Of course the whole family was there on the dock.  But the change as devastating.  With my heart ready to explode with immature emotions I suddenly found myself surrounded by all the cheerful and peaceful and comfortable solicitudes of home.  Everybody wanted to talk.  Their voices were full of questions and information.  They took me for a drive on Long Island and showed me where Mrs. Hearst lived and everything.  But I only hung my head out of the window of the car and watched the green trees go swirling by, and wished that I were dead.

I would not tell anybody what was the matter with me, and this reticence was the beginning of a kind of estrangement between us.  From that time on no one could be sure what I was doing or thinking.  I would go to New York and I would not come home for meals and I would not tell anyone where I had been.

I'm sure we've all been here at some point or other in our lives--a feeling of utter devastation and abandonment because we've lost what we thought were the loves of our lives.  So, what to do with that?  Well, teenagers turn inward, withdraw from all who care about them.  They rebel.  Disappear, physically and/or emotionally.  What Merton describes here is so familiar to me that I could almost have written this passage myself.

It is difficult trying to find your path after someone you care about deeply flits away, a hungry hummingbird looking for better nectar.  It's a little like being in a strange countryside without a map or cell phone or road signs.  You just don't know which way to go, and the night is moonless, starless. 

I've been in this place many times.  I suffer from vertigo occasionally, and the experience is very similar.  Not being able to find stable ground.  But I have had one anchor through most of these moments:  my daughter.  She has kept me going during some pretty difficult days.  She's beautiful, graceful, and empathetic.  She cares about everything and everyone deeply. 
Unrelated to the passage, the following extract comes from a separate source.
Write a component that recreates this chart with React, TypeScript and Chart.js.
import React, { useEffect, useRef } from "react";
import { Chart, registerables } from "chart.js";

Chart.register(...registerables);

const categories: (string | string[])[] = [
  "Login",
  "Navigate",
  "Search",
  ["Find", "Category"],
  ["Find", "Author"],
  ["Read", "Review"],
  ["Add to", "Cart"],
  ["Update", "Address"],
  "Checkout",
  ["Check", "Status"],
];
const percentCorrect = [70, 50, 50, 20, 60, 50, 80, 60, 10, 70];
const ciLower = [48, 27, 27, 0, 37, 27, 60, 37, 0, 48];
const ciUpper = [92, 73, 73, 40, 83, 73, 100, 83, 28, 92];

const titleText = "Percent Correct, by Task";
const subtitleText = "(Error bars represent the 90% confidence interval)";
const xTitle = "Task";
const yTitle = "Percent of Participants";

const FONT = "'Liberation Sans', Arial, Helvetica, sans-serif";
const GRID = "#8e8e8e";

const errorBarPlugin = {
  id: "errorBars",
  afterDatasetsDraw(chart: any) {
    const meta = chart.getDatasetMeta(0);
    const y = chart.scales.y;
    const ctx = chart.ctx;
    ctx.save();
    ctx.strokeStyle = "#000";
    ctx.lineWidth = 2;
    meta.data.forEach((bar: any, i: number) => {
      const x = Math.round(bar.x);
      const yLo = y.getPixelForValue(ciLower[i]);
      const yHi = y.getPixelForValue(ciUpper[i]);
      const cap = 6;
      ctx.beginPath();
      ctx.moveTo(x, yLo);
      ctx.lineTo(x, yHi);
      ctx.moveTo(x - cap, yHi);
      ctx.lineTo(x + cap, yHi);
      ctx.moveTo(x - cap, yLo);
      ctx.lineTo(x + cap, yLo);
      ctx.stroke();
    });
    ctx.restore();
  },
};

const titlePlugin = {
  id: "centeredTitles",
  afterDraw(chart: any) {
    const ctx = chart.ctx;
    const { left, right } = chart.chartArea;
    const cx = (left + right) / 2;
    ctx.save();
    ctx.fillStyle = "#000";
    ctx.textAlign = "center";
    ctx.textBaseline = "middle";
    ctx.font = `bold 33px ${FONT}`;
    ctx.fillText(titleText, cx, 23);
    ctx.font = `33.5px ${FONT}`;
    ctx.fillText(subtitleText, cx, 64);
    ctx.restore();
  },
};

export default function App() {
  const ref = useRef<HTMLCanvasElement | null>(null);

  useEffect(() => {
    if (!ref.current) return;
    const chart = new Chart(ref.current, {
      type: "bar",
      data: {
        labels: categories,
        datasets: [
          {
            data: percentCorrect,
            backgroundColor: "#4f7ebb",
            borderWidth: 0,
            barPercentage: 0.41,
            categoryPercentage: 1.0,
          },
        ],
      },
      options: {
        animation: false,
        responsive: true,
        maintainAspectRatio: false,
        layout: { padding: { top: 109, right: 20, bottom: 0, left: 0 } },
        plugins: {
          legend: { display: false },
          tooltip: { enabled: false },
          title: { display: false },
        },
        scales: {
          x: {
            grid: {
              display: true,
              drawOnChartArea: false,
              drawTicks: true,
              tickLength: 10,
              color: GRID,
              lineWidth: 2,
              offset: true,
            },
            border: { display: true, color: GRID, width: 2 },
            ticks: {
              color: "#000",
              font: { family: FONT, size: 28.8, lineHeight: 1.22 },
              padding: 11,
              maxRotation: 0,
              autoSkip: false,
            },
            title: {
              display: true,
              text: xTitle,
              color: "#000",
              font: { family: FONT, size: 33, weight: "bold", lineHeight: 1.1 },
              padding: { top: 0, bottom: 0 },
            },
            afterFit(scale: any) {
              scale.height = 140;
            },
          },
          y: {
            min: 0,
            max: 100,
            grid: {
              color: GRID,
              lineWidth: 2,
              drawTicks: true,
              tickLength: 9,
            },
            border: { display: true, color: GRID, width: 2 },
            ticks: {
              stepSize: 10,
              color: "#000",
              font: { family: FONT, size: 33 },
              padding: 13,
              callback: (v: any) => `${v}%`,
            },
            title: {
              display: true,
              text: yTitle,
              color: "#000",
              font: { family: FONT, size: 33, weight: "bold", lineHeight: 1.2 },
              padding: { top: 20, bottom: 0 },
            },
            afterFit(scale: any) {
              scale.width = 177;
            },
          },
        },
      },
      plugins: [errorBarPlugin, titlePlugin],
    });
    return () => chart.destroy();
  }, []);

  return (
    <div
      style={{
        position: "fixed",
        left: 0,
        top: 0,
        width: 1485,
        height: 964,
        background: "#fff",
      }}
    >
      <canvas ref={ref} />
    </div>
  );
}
Around my birthday last year, I was experiencing one of these moments of emotional vertigo.  Feeling very lost.  At sea.  My daughter was in the middle of her first semester of college, majoring in pre-med, working her first job.  She was making new friends, engaging in new activities.  It was her first taste of independence, and she was loving it.
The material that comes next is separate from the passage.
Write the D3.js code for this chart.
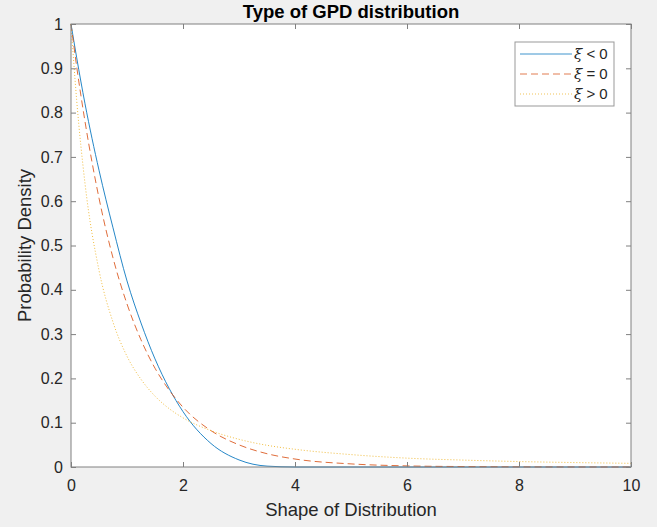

But, she also knew that I was struggling.  I try to keep my problems separate from my daughter.  She's had to deal with a lot in her 19 years, and I've been really conscious about letting her be a kid and do kid things.  I don't want her to look back on her childhood and teenage years with melancholy, like Thomas Merton.

A couple weeks past my birthday, I came home from work, and my daughter handed me a wrapped present.  She'd pre-ordered it many weeks prior, and she couldn't wait for me to unwrap it.  I sat down, read the card she had chosen.  That made me cry.  And then I opened the present.  It was a copy of Sharon Olds' newest collection of poems, Arias.  It had just been released.  That made me cry even more.  She knew I wanted the book, but that I didn't want to spend the money on it because we were struggling financially.  So, she took some of her work money and bought it for me.

I was speaking to sister-in-law last week about my daughter, and I said, "I don't know what I did to deserve a kid like her."

I've known my sister-in-law for most of her life.  She's the baby sister I never had.  I'm still struggling with those feelings I was having around my birthday.  My sister-in-law knows this.  She said to me, "I do.  All the love, compassion, and genuine respect for others has boiled over into this additional human.  Too much goodness in one man.  There needed to be an additional human to continue it." 

I said, "She makes me feel like I've succeeded in something.  She's my Nobel Prize."

"Exactly!!!" my sister-in-law said.

I carry Arias with me everywhere.  To work and school.  It's my reminder, when I'm feeling very alone, that I've done something right in my life.  And that I am loved.

And for that miracle, Saint Marty gives thanks.